Well you could go to your local pet store and look in their fish section to find items you think you’d like to look at in your tank. after all, each person has their own taste in decorations and you will be the main one looking at it day after day. I’ve always preferred a few items in the bottom of the tank and not over crowded with things. Ive also always preferred real plants instead of fake ones.. real plants inside serve as decoration as well as food for fish to eat off of.. depending on your type of fish you have, ask the clerk what type of plants you could put inside your tank for the fish to eat off of. fish often like plants and items to hide in and swim around in. Plants also attract hide baby fish as well for they usually will swim in the plants to hide

syz's avatar

I realize that it’s too late now, but a good guideline for beginners is to buy the largest tank that you can afford. The smaller the tank, the harder it is to regulate. Filter efficiency, temperature regulation, pH regulation – all of those fluctuate wildly in a small tank.

You didn’t mention what kind of filter you have. I have used undergravel filters for my smaller tanks for years – they are cheap, require minimal maintenance and are great substrates for growing live plants.

I like to design tank layouts that are natural looking. I use natural colored gravel, realistic (or real) driftwood, and lots and lots of live plants. A minor drawback to live plants is that you have to keep up with removing any dead tissue so that it doesn’t adversely affect your water quality. You also have to have cold-tolerant fish – plants don’t like heated tanks (no angelfish, discus, livebearers, etc.).

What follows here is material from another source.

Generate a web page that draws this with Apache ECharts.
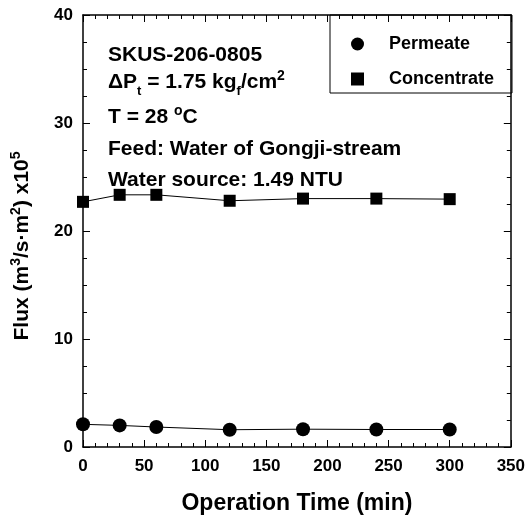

If you do use this set-up, you have to keep fish that tolerate cooler temps, a mildly acidic environment, and soft water. I like to keep an assortment of tetras because they’re varied, peaceful (mostly), and hardy. Keep in mind that live-bearers are very susceptible to disease and predatory fish (oscars, arrowanna) create nasty, dirty water.

El_Cadejo's avatar

well im planing on getting a 125 G tank so this new setup will be for this, i plan on having a porcupine puffer, a frogfish and some others in there. i just wanted a very natural look going on in my tank unlike the normal fish tank look. i was wondering if i go with sand with my substrate how do i go about cleaning the tank because right now i use a gravel vacuum and i cant see that working out well with sand. also my filter i currently have is a aqua clear with a bunch of filter inserts, its not under gravel or anything just a regular looking filter

syz's avatar

Puffers require a brackish environment, so you’re going to need to monitor salt levels. You can use special gravel cleaners with sand – it works the same way, just has a longer bell. I’ve never used aquarium sand in anything but my saltwater tank, but I assume it would function in the same way in a brackish tank.